On the other hand, the tell-tale sign of a zombie marriage -- one that's already dead, even if the parties involved haven't yet confronted that fact -- is that one or both partners have already given up and checked out. The trust is broken, the dream shattered, the damage just too much to ever repair. Things have been said and done that can't ever be unsaid or undone. There's so much bad history that there's no way a mere human heart can ever forgive it all. It's so far gone that pain and rage are all that remain -- and the longer they stay together, the more brutal it's likely to get.
If, as George Lakoff says, we tend to think of the nation as a family, then my friend's approach for identifying salvageable marriages may apply just as well to salvaging our democracy. Because, like all marriages, all democratic governments are founded -- first and foremost, above all else -- on an essential bedrock of trust and shared vision. We need to trust that our fellow citizens are decent people with good intentions. If we don't have even that much basic confidence in each other, there's no way that we can work together to build a society that works. In fact, there's not really even a reason to try.

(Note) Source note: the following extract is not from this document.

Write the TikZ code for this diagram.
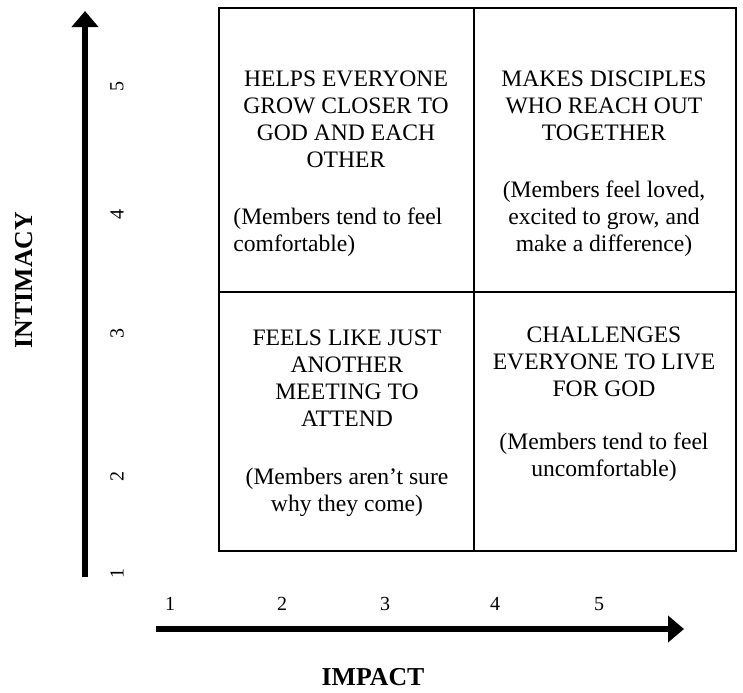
\documentclass[tikz,border=0pt]{standalone}
\usepackage{fontspec}
\setmainfont{Liberation Serif}
\usetikzlibrary{arrows.meta}
\begin{document}
\begin{tikzpicture}[x=0.5pt,y=-0.5pt,
  cell/.style={font=\fontsize{11.8}{13.5}\selectfont, align=center, inner sep=0pt},
  cellleft/.style={font=\fontsize{11.8}{13.5}\selectfont, align=left, inner sep=0pt, anchor=west},
  tick/.style={font=\fontsize{10}{12}\selectfont, inner sep=0pt},
  vtick/.style={tick, rotate=90},
  axislabel/.style={font=\bfseries\fontsize{12.9}{15}\selectfont, inner sep=0pt},
  axisarrow/.style={line width=2.6pt, -{Triangle[width=13pt,length=8pt]}},
  gridline/.style={line width=1pt}]
\useasboundingbox (0,0) rectangle (743,692);
% grid
\draw[gridline] (219,7.5) rectangle (736,550.5);
\draw[gridline] (474,7.5) -- (474,550.5);
\draw[gridline] (219,292) -- (736,292);
% cell texts
\node[cell] (tlt) at (346,119) {HELPS EVERYONE\\GROW CLOSER TO\\GOD AND EACH\\OTHER};
\node[cellleft] (tls) at (233,232) {(Members tend to feel\\comfortable)};
\node[cell] (trt) at (604,105.5) {MAKES DISCIPLES\\WHO REACH OUT\\TOGETHER};
\node[cell] (trs) at (604,219) {(Members feel loved,\\excited to grow, and\\make a difference)};
\node[cell] (blt) at (347,378) {FEELS LIKE JUST\\ANOTHER\\MEETING TO\\ATTEND};
\node[cell] (bls) at (347,492) {(Members aren’t sure\\why they come)};
\node[cell] (brt) at (604,362) {CHALLENGES\\EVERYONE TO LIVE\\FOR GOD};
\node[cell] (brs) at (604,457) {(Members tend to feel\\uncomfortable)};
% vertical axis
\coordinate (vstart) at (85,577);
\coordinate (vend) at (85,11);
\draw[axisarrow] (vstart) -- (vend);
\node[vtick] (v1) at (117,573) {1};
\node[vtick] (v2) at (117,476) {2};
\node[vtick] (v3) at (117,333) {3};
\node[vtick] (v4) at (117,214) {4};
\node[vtick] (v5) at (117,86) {5};
\node[axislabel, rotate=90] (ylab) at (24,280) {INTIMACY};
% horizontal axis
\coordinate (hstart) at (156,629);
\coordinate (hend) at (684,629);
\draw[axisarrow] (hstart) -- (hend);
\node[tick] (h1) at (170,604) {1};
\node[tick] (h2) at (282,604) {2};
\node[tick] (h3) at (385,604) {3};
\node[tick] (h4) at (495,604) {4};
\node[tick] (h5) at (599,604) {5};
\node[axislabel] (xlab) at (373,677) {IMPACT};
\end{tikzpicture}
\end{document}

Seen this way, "America" is the family name for the 310 million of us bonded together in a covenant that's very much like the commitment that forms a family. We have come together to build our common wealth, create opportunities for each other that will secure our shared future, raise our children, care for our elderly, protect our assets, look after each other in sickness and in health, and wisely tend our national house and manage our gathered resources so we can hand the increase proudly off to the next generation.
And, like a family, this is a commitment that is entirely grounded in mutual trust -- a bone-deep knowledge that we will keep faith and be there for each other; that we will look out for each others' rights, property, and kids; that we will generously give the family our best whenever possible; and that we also rely on it to be there for us when we need help. For better or worse, richer or poorer, sickness or health, we promise to be there for each other. The true strength and wealth of the country begins with the strength of that commitment.